I do like how directly a couple of my SLAIS courses I took impact my work here (those courses would be Cataloguing and my Instructional Role of the Information Professional). The Instructional one is kind of obvious when I’m talking about going out and running a two day workshop, but even though I’m not hardcore cataloguing, knowing that lingo and how the rules work is really goddamn useful when you’re trying to teach someone how to use the software to do it. I do find that my knowledge of the Acquisitions module of Koha is less extensive since I haven’t had the experience with acquisitions (beyond troubleshooting Koha) that I have with Circulation and Cataloguing.

So yes, I join the chorus of people who say library school students both need to get experience and need to take a fucking cataloguing course. Use. Ful.

jobs using productivity software

Today at work I spent a lot of time doing some final error-checking of a website. It was a nitpicky un-fun job that culminated in watching my boss debug javascript errors for the better part of a morning. So it was exactly the wrong kind of lunch break to read this commencement address for the graduates of a college of art and design:

It is an honor and a privilege to be speaking to you today. Because at most commencements, you can talk about following your dream and keep your passion alive. But most of the people you’re talking to are going to build careers sending and receiving e-mail, composing Powerpoint slides, and generating Excel spreadsheets. “Click strong! Thank you very much.”

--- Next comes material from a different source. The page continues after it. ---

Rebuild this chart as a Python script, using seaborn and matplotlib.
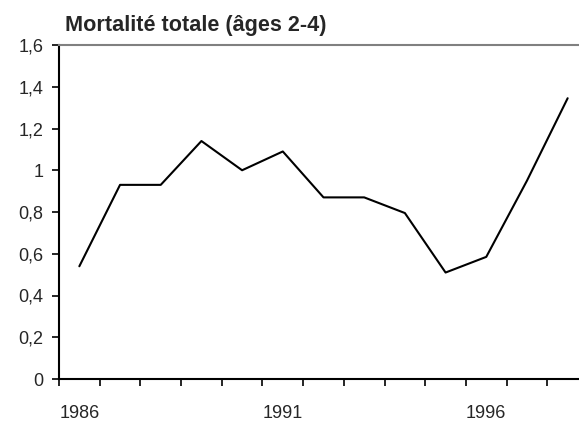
import matplotlib
matplotlib.use("Agg")
import matplotlib.pyplot as plt
from matplotlib.ticker import FixedLocator, FuncFormatter
import seaborn as sns
import pandas as pd

# données
annees = [1986, 1987, 1988, 1989, 1990, 1991, 1992, 1993, 1994, 1995, 1996, 1997, 1998]
mortalite = [0.54, 0.93, 0.93, 1.14, 1.0, 1.09, 0.87, 0.87, 0.795, 0.51, 0.585, 0.95, 1.345]
annees_etiquettes = [1986, 1991, 1996]
y_ticks = [0, 0.2, 0.4, 0.6, 0.8, 1.0, 1.2, 1.4, 1.6]

df = pd.DataFrame({"annee": annees, "mortalite": mortalite})

sns.set_style("white")
plt.rcParams['font.family'] = ['Liberation Sans', 'DejaVu Sans']

fig = plt.figure(figsize=(5.79, 4.21), dpi=100)
ax = fig.add_axes([59 / 579, 42 / 421, 529 / 579, 334 / 421])

sns.lineplot(data=df, x="annee", y="mortalite", color="black", linewidth=1.5, ax=ax)

ax.set_xlim(annees[0] - 0.5, annees[-1] + 0.5)
ax.set_ylim(0, 1.6)

# graduations entre les catégories, étiquettes au centre
ax.xaxis.set_major_locator(FixedLocator(annees_etiquettes))
ax.xaxis.set_minor_locator(FixedLocator([a - 0.5 for a in annees] + [annees[-1] + 0.5]))
ax.set_xticklabels([str(a) for a in annees_etiquettes])
ax.tick_params(axis="x", which="both", bottom=True)
ax.tick_params(axis="x", which="major", length=0, pad=19, labelsize=13)
ax.tick_params(axis="x", which="minor", length=5, width=1.2, direction="out", color="black")

ax.set_yticks(y_ticks)
ax.yaxis.set_major_formatter(FuncFormatter(lambda v, p: f"{v:g}".replace(".", ",")))
ax.tick_params(axis="y", left=True, length=5, width=1.2, direction="out", color="black",
               pad=6, labelsize=13)

ax.set_xlabel("")
ax.set_ylabel("")

for s in ["left", "bottom"]:
    ax.spines[s].set_color("black")
    ax.spines[s].set_linewidth(1.5)
ax.spines["top"].set_color("#808080")
ax.spines["top"].set_linewidth(1.5)
ax.spines["right"].set_visible(False)

fig.text(65 / 579, 1 - 31.5 / 421, "Mortalité totale (âges 2-4)", fontsize=15.6,
         fontweight="bold", ha="left", va="baseline")

fig.savefig("out.png", dpi=100)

But you? You have gone to school to pursue a creative vision, and have now acquired the skills to do so. This puts you miles ahead of most recent college graduates, who have yet to realize that skills exist, and that skills matter. Expertise matters. The important work that you build your reputation on – you can’t just Google it. You don’t cut and paste it from Wikipedia. You roll up your sleeves, and bring all your creativity and meaningful skills to bear on the problem of building something.

I haven’t graduated from library school yet, and I’ve never gone to the graduation ceremonies from my previous degrees, so maybe I’m not one to talk about inspiring speeches. But the implication that people who work with spreadsheets and email (and debugging websites) are less deserving of inspiration than design graduates irks me. It irks me even though I’m guilty of it too.

One of the things that gets to me about library work is the lack of creation in it. I mean, yes we work on databases and finding aids and displays and information literacy lessons, which all require being creative, and sure, I can talk the talk about librarians facilitating knowledge creation in a community, but usually that kind of stuff feels hollow to me. It’s just so much rhetoric to make librarians feel better about ourselves, like the debates about professionalism we have at school. I mean, I’m all over being passionate about librarianship; being awesome is great in whatever field you’re in. I don’t want to get kicked out of the cool librarians club I haven’t even joined yet, but I can’t be the only one who finds it kind of natural that creating something that gets collected by a library is better than being the collector.

But. I learned today that I might be heading out to rural Australia next month to train the staff from a health services library system in using Koha. Which I’m kind of excited about. There is expertise involved there too, stuff I’ve gone to school for and have a bit of talent in. It’s an opportunity to go somewhere and see some more stuff. Take me away from nitpicking a website and I can remember I’ve got some passion for this kind of work. I may not be a “creative professional” deserving of an inspirational speech, but as far as day jobs go, this can be a pretty good one.

It’s also kind of great to work at a place that values my abilities and trusts me to go out as their representative into the world. I’ve been here less than two months and I’m still a student, but I’ll get to go on a business trip (inshallah) like I’m a person with a real job. I don’t know how much I want to be a person with a real job, but it’s kind of fun to pretend. Pretending’s part of creation, isn’t it?